According to the AEA, in 1997 punctuality deteriorated for the fourth successive year, with 19.5% of departures delayed by more than 15min - 1% worse than in 1996. "This brings the industry back virtually to the level experienced in the crisis years of 1988-90, with all the improvements since then subsequently lost," says the AEA.

The AEA argues that more than 60% of delays were infrastructure-related, rising to about 65%in the busier second and third quarters.

AEA secretary-general Karl-Heinz Neumeister dismisses the various strategies adopted to rationalise European airspace - most recently the gate to gate concept of the ATM 2000+ strategy - as "a lot of papers and good intentions -the airline passenger does not need to know what these [strategies] stand for. All he or she needs to know is that these efforts were supposed to speed his or her progress from one airport to another, and evidently they have failed to deliver".

While acknowledging that ATC has more traffic to handle than ever, Neumeister says that "this is not something the airlines should apologise for".
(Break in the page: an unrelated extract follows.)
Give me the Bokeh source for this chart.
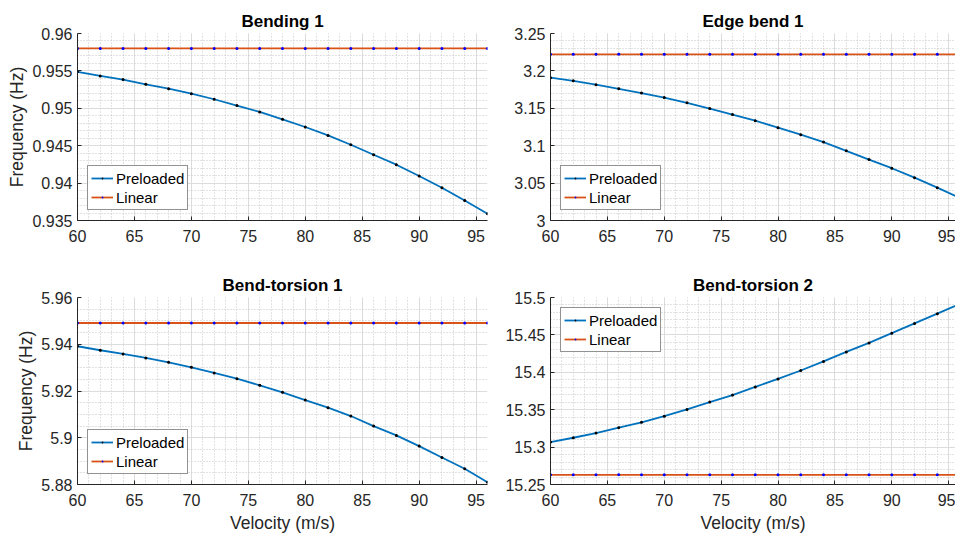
from bokeh.plotting import figure
from bokeh.layouts import column, row
from bokeh.models import SingleIntervalTicker, CustomJSTickFormatter, Range1d
from bokeh.embed import file_html
from bokeh.resources import INLINE

# Flutter-speed sweep: modal frequency vs. airspeed
velocity = [60, 62, 64, 66, 68, 70, 72, 74, 76, 78, 80, 82, 84, 86, 88, 90, 92, 94, 96]

bending1_preloaded = [0.95487, 0.95433, 0.95384, 0.95321, 0.95263, 0.95196, 0.95121, 0.95036,
                      0.94951, 0.94853, 0.94750, 0.94638, 0.94513, 0.94379, 0.94246, 0.94094,
                      0.93938, 0.93768, 0.93590]
bending1_linear = [0.958, 0.958, 0.958, 0.958, 0.958, 0.958, 0.958, 0.958, 0.958, 0.958,
                   0.958, 0.958, 0.958, 0.958, 0.958, 0.958, 0.958, 0.958, 0.958]

edge1_preloaded = [3.1909, 3.1868, 3.1815, 3.1761, 3.1703, 3.1644, 3.1573, 3.1496, 3.1416,
                   3.1335, 3.1241, 3.1147, 3.1048, 3.0932, 3.0815, 3.0699, 3.0573, 3.0439,
                   3.0300]
edge1_linear = [3.2222, 3.2222, 3.2222, 3.2222, 3.2222, 3.2222, 3.2222, 3.2222, 3.2222, 3.2222,
                3.2222, 3.2222, 3.2222, 3.2222, 3.2222, 3.2222, 3.2222, 3.2222, 3.2222]

bt1_preloaded = [5.93914, 5.93743, 5.93586, 5.93414, 5.93229, 5.93014, 5.92771, 5.92529,
                 5.92243, 5.91943, 5.91614, 5.91286, 5.90929, 5.90500, 5.90100, 5.89643,
                 5.89157, 5.88671, 5.88100]
bt1_linear = [5.9491, 5.9491, 5.9491, 5.9491, 5.9491, 5.9491, 5.9491, 5.9491, 5.9491, 5.9491,
              5.9491, 5.9491, 5.9491, 5.9491, 5.9491, 5.9491, 5.9491, 5.9491, 5.9491]

bt2_preloaded = [15.3067, 15.3125, 15.3188, 15.3260, 15.3332, 15.3413, 15.3503, 15.3602,
                 15.3696, 15.3804, 15.3912, 15.4024, 15.4146, 15.4272, 15.4393, 15.4523,
                 15.4654, 15.4784, 15.4917]
bt2_linear = [15.2630, 15.2630, 15.2630, 15.2630, 15.2630, 15.2630, 15.2630, 15.2630, 15.2630,
              15.2630, 15.2630, 15.2630, 15.2630, 15.2630, 15.2630, 15.2630, 15.2630, 15.2630,
              15.2630]

FONT = "Liberation Sans"
AX = "#262626"
BLUE = "#0072BD"
ORANGE = "#D95319"


def panel(title, pre, lin, y_range, y_step, y_minor, x_end, frame_w,
          border_l, border_r, border_t, border_b, legend_loc,
          y_label=None, x_label=None):
    p = figure(frame_width=frame_w, frame_height=187,
               x_range=Range1d(60, x_end), y_range=Range1d(*y_range),
               output_backend="svg", toolbar_location=None,
               min_border_left=border_l, min_border_right=border_r,
               min_border_top=border_t, min_border_bottom=border_b,
               background_fill_color="white", border_fill_color="white")
    p.outline_line_color = None

    p.title.text = title
    p.title.align = "center"
    p.title.text_font = FONT
    p.title.text_font_size = "17px"
    p.title.text_font_style = "bold"
    p.title.text_color = "#000000"
    p.title.standoff = 5

    p.xaxis.ticker = SingleIntervalTicker(interval=5, num_minor_ticks=5)
    p.yaxis.ticker = SingleIntervalTicker(interval=y_step, num_minor_ticks=y_minor)
    p.yaxis.formatter = CustomJSTickFormatter(code="return String(Number(tick.toFixed(4)));")
    p.xaxis.formatter = CustomJSTickFormatter(code="return String(Math.round(tick));")

    for ax in (p.xaxis[0], p.yaxis[0]):
        ax.axis_line_color = AX
        ax.axis_line_width = 1
        ax.major_tick_line_color = AX
        ax.major_tick_in = 4
        ax.major_tick_out = 0
        ax.minor_tick_in = 0
        ax.minor_tick_out = 0
        ax.major_label_text_font = FONT
        ax.major_label_text_font_size = "16px"
        ax.major_label_text_color = AX
        ax.axis_label_text_font = FONT
        ax.axis_label_text_font_size = "17.5px"
        ax.axis_label_text_font_style = "normal"
        ax.axis_label_text_color = AX
    p.xaxis.major_label_standoff = 9
    p.yaxis.major_label_standoff = 5
    p.yaxis.axis_label_standoff = 2
    p.xaxis.axis_label_standoff = 4
    if y_label:
        p.yaxis.axis_label = y_label
    if x_label:
        p.xaxis.axis_label = x_label

    for g in (p.xgrid[0], p.ygrid[0]):
        g.grid_line_color = "#dcdcdc"
        g.grid_line_width = 1
        g.minor_grid_line_color = "#c4c4c4"
        g.minor_grid_line_dash = "1 2"
        g.minor_grid_line_width = 1

    p.line(velocity, pre, line_color=BLUE, line_width=1.8, legend_label="Preloaded")
    p.scatter(velocity, pre, marker="dot", size=12, line_color="black",
              legend_label="Preloaded")
    p.line(velocity, lin, line_color=ORANGE, line_width=1.8, legend_label="Linear")
    p.scatter(velocity, lin, marker="dot", size=12, line_color="#0000ff",
              legend_label="Linear")

    lg = p.legend[0]
    lg.location = legend_loc
    lg.margin = 10
    lg.padding = 3
    lg.spacing = 1
    lg.glyph_width = 22
    lg.glyph_height = 18
    lg.label_height = 18
    lg.label_standoff = 3
    lg.label_text_font = FONT
    lg.label_text_font_size = "15px"
    lg.label_text_color = "#000000"
    lg.border_line_color = AX
    lg.border_line_width = 1
    lg.background_fill_color = "white"
    lg.background_fill_alpha = 1
    return p


p1 = panel("Bending 1", bending1_preloaded, bending1_linear, (0.935, 0.96), 0.005, 5,
           96, 410, 77, 5, 33, 30, "bottom_left", y_label="Frequency (Hz)")
p2 = panel("Edge bend 1", edge1_preloaded, edge1_linear, (3.0, 3.25), 0.05, 5,
           95.6, 405, 58, 0, 33, 30, "bottom_left")
p3 = panel("Bend-torsion 1", bt1_preloaded, bt1_linear, (5.88, 5.96), 0.02, 4,
           96, 410, 77, 5, 47, 51, "bottom_left", y_label="Frequency (Hz)",
           x_label="Velocity (m/s)")
p4 = panel("Bend-torsion 2", bt2_preloaded, bt2_linear, (15.25, 15.5), 0.05, 5,
           95.6, 405, 58, 0, 47, 51, "top_left", x_label="Velocity (m/s)")

layout = column(row(p1, p2, spacing=0), row(p3, p4, spacing=0), spacing=0)

open("out.html", "w").write(file_html(layout, INLINE))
The ATM 2000+ strategy aims to achieve uniform use of European airspace by 2005, followed by a new European management system by 2010. The scheme is to be presented to European transport ministers for approval in the second half of next year.

Eurocontrol responded to the criticism, saying that, while traffic rose by 7%in 1997 compared with the previous year, its figures reveal that total ATC-related delays remained the same and the average delay per flight decreased. It shows that additional ATC capacity has been introduced as a result of Eurocontrol activities such as the European ATC Harmonisation and Integration Programme (EATCHIP) and the Central Flow Management Unit.

"EATCHIP itself has already managed to achieve considerable progress in European air traffic management [ATM]. Furthermore, the ATM 2000+ strategy and the individual projects supporting it-will do much to relieve the actual congestion in European airspace, despite the relentless growth of air traffic," says Eurocontrol.

The organisation agrees that delays are "at an unacceptable level", but insists that only 20% are directly related to ATC, with factors such as weather, ground handling, airport management and the airlines responsible for the rest.